■ **The request**
Reply with one number only, the count of lines holding the string "this".

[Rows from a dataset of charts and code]
— Start —

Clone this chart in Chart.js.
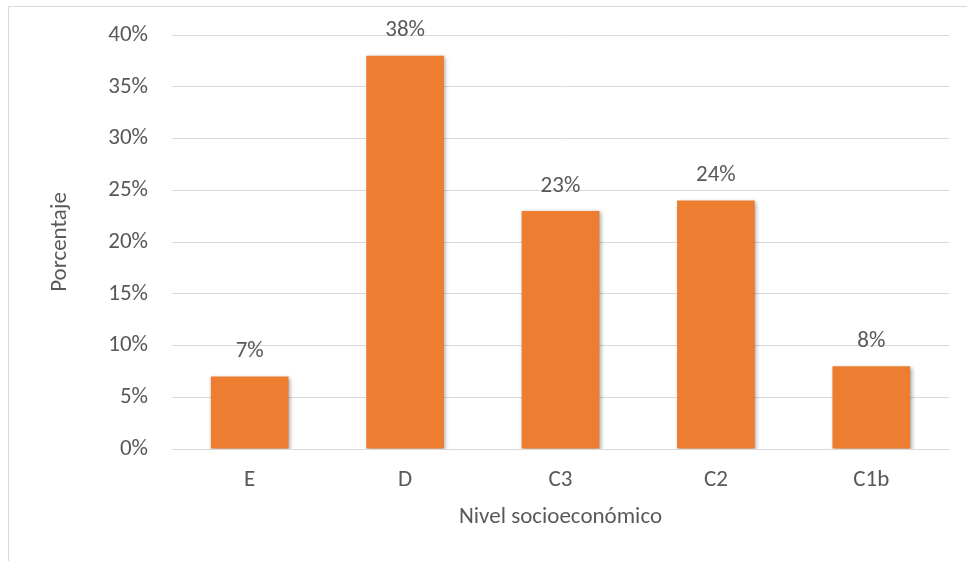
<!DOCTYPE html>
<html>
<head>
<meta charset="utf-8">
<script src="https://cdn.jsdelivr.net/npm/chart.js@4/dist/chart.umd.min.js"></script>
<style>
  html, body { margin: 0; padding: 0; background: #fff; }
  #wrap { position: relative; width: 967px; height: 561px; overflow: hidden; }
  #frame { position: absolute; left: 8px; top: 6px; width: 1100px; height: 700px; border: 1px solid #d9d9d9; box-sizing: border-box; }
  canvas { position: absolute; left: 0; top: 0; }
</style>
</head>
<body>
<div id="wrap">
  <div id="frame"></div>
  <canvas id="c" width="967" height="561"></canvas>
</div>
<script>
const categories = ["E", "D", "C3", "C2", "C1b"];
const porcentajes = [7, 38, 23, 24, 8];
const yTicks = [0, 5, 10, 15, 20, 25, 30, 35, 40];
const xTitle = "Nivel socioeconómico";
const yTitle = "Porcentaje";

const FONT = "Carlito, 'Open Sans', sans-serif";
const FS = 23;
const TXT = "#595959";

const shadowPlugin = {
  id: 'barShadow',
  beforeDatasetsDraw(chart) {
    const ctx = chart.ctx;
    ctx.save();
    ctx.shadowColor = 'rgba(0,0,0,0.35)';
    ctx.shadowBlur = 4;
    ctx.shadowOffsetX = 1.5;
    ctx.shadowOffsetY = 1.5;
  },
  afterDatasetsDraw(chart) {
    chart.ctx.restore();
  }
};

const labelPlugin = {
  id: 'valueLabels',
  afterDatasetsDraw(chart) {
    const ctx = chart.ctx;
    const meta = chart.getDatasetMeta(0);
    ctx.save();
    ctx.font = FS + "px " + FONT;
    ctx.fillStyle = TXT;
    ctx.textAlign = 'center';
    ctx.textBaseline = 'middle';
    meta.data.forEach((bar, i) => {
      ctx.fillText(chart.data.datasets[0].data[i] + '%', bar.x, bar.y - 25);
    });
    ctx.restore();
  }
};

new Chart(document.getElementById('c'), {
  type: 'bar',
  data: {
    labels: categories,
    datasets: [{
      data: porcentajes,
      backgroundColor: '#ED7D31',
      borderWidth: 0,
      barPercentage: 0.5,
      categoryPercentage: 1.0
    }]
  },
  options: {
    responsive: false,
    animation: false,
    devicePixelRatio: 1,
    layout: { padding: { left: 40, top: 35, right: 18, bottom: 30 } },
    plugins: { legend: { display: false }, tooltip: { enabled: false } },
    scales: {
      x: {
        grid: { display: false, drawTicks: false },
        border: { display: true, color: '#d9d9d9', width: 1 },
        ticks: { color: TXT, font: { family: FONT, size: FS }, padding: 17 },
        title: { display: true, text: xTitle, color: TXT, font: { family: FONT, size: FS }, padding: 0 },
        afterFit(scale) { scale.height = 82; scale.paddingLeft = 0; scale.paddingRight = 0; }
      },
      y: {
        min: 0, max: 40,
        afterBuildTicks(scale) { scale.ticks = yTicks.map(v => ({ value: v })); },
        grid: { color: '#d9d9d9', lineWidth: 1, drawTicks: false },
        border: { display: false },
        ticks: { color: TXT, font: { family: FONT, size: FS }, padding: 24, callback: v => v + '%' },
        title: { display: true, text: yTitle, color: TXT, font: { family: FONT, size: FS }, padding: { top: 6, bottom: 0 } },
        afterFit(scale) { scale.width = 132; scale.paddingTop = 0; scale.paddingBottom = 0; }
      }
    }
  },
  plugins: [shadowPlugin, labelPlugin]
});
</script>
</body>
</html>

— End —
— Start —

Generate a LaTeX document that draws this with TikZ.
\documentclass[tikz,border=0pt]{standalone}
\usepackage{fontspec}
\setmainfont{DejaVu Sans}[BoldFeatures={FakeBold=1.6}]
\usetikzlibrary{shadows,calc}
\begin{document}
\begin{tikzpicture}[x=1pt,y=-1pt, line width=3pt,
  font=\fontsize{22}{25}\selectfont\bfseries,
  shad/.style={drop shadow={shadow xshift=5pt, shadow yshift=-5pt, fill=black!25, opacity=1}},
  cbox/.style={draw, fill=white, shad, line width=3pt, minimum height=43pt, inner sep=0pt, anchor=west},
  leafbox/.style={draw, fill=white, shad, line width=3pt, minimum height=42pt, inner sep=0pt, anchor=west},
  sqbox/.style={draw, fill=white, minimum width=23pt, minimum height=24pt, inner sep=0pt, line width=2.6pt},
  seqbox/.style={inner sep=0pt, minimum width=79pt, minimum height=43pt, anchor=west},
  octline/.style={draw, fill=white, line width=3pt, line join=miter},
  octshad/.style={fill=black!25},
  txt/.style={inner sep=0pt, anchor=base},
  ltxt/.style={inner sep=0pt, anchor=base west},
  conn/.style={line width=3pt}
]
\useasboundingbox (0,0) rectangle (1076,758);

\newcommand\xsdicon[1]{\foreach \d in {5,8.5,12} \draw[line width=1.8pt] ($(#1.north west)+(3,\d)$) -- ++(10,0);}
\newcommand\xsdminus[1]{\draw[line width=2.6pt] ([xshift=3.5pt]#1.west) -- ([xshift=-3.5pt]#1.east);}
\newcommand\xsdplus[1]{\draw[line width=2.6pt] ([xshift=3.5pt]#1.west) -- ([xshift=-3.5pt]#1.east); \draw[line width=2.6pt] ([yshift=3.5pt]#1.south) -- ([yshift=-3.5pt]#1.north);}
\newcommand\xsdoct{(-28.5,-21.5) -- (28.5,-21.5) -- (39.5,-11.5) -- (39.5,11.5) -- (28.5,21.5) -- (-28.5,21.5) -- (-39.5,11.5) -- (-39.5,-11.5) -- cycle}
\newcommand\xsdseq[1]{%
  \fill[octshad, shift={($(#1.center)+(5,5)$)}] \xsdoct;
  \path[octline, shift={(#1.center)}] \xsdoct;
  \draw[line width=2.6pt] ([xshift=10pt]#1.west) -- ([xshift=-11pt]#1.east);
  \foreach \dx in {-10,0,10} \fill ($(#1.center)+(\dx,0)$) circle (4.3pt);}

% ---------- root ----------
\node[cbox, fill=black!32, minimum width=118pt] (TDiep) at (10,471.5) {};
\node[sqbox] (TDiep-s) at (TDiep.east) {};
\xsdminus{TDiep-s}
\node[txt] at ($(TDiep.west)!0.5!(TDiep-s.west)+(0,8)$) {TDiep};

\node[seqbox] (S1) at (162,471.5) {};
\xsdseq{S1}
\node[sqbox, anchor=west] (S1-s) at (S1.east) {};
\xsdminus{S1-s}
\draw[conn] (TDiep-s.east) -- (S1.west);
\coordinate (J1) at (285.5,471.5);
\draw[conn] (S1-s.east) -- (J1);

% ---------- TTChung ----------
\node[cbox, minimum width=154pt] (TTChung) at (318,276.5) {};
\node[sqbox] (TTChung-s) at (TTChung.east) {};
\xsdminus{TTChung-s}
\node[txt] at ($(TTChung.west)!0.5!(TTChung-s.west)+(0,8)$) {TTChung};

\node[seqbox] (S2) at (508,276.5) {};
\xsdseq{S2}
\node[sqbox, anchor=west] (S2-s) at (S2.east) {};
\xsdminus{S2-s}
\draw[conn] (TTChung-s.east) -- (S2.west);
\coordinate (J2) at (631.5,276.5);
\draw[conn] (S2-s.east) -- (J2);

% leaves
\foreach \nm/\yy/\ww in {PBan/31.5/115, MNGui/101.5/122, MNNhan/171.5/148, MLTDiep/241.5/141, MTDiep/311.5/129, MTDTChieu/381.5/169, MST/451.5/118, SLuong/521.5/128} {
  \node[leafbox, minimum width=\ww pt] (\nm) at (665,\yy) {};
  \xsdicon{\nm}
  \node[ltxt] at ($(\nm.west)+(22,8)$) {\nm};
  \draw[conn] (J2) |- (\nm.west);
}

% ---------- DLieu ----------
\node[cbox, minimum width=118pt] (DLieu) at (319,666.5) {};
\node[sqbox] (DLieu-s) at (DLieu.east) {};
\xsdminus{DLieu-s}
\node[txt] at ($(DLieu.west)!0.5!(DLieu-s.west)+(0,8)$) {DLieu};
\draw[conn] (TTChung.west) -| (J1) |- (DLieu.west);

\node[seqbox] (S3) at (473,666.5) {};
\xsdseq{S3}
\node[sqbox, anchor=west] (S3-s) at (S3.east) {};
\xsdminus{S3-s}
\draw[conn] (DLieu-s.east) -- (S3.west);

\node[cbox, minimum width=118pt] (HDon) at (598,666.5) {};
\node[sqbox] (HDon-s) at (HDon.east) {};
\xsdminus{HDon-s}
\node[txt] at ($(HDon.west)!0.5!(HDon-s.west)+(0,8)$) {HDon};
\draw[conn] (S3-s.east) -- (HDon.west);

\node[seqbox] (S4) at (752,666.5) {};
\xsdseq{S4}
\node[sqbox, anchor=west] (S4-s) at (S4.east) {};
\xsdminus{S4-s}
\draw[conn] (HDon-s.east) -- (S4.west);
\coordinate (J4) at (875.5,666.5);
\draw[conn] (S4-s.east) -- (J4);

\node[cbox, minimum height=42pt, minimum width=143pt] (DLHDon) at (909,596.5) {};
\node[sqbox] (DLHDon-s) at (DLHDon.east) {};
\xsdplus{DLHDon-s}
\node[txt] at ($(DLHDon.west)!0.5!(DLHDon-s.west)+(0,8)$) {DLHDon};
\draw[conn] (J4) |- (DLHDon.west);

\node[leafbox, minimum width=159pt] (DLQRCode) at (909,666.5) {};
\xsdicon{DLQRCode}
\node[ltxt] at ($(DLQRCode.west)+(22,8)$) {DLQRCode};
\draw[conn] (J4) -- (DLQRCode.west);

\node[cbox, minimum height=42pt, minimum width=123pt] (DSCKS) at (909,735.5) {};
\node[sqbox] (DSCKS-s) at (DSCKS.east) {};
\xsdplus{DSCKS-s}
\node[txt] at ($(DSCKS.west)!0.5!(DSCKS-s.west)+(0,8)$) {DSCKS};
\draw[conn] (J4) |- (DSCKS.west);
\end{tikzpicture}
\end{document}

— End —
— Start —

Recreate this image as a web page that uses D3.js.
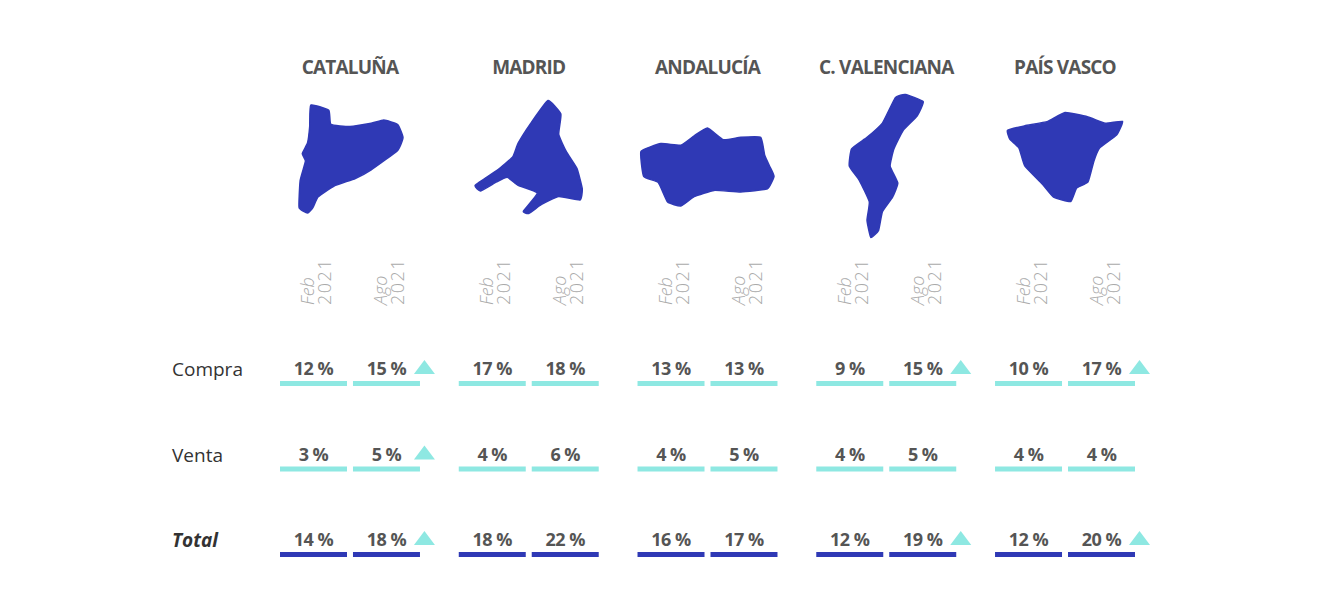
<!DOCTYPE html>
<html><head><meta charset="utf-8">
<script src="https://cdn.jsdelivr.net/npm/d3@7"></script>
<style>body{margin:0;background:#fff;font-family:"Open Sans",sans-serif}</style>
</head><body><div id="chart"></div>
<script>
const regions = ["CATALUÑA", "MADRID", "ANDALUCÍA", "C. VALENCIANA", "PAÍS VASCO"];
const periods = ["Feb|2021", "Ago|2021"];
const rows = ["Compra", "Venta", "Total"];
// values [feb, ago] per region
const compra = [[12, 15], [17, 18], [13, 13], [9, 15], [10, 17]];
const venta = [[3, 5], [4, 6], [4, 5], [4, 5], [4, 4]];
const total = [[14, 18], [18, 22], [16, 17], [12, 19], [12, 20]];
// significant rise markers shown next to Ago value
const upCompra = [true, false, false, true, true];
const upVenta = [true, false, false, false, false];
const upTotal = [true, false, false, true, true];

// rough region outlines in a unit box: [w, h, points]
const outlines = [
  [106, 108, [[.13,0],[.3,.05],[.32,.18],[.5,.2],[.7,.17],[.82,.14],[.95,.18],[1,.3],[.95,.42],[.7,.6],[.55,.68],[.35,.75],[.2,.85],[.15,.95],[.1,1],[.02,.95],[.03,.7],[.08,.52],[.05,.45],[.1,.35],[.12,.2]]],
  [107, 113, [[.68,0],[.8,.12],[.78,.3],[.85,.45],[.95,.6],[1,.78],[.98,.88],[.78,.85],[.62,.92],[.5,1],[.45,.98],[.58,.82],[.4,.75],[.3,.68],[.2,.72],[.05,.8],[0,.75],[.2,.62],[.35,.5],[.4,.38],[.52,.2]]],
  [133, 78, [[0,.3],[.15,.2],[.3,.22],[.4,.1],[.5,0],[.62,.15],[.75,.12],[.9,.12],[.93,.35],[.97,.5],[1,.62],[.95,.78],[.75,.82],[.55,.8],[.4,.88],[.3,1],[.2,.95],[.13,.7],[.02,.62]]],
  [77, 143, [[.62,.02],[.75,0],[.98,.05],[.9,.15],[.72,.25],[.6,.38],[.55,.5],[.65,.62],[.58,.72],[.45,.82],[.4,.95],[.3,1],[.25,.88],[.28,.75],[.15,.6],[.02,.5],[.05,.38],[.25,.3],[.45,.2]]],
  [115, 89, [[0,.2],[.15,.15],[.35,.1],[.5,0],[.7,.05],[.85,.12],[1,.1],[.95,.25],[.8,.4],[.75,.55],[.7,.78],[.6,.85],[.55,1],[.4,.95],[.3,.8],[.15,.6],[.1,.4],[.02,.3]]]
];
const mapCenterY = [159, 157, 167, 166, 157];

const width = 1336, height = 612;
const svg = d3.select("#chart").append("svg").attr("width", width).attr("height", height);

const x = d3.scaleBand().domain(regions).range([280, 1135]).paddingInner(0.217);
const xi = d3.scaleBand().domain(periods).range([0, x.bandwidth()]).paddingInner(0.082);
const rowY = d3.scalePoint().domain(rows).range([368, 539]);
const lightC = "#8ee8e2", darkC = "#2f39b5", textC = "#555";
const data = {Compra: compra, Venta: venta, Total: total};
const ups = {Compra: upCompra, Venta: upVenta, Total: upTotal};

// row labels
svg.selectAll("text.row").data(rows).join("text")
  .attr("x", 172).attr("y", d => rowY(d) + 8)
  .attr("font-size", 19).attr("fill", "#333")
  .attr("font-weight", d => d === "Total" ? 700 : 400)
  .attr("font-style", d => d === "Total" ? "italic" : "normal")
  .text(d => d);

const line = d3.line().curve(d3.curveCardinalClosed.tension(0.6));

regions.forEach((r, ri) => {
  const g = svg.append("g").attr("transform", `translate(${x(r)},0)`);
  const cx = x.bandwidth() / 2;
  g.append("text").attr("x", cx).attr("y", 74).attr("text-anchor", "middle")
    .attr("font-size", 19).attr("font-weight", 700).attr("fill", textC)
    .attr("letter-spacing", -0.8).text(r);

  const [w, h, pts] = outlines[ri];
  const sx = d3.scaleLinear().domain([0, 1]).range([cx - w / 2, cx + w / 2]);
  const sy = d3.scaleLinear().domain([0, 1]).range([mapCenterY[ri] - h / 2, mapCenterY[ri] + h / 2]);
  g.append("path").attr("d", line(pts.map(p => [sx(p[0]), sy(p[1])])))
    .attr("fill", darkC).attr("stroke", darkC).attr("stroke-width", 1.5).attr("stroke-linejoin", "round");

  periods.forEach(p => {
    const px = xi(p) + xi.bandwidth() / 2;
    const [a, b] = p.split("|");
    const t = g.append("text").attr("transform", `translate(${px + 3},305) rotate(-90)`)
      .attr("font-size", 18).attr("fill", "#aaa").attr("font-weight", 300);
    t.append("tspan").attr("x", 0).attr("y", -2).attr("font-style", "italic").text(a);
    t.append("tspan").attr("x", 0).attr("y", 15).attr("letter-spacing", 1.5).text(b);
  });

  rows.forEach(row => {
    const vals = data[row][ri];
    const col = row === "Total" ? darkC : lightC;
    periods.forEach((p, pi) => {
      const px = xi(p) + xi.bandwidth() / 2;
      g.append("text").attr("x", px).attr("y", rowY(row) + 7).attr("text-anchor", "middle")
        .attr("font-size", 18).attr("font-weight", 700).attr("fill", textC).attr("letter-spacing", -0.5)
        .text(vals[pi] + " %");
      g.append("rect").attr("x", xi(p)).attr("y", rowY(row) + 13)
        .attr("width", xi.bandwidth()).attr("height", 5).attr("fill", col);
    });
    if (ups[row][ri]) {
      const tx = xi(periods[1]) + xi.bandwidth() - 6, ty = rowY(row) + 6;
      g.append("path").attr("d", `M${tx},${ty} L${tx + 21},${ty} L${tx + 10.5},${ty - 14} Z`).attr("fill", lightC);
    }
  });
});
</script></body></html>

— End —

■ **Completed exercise**
3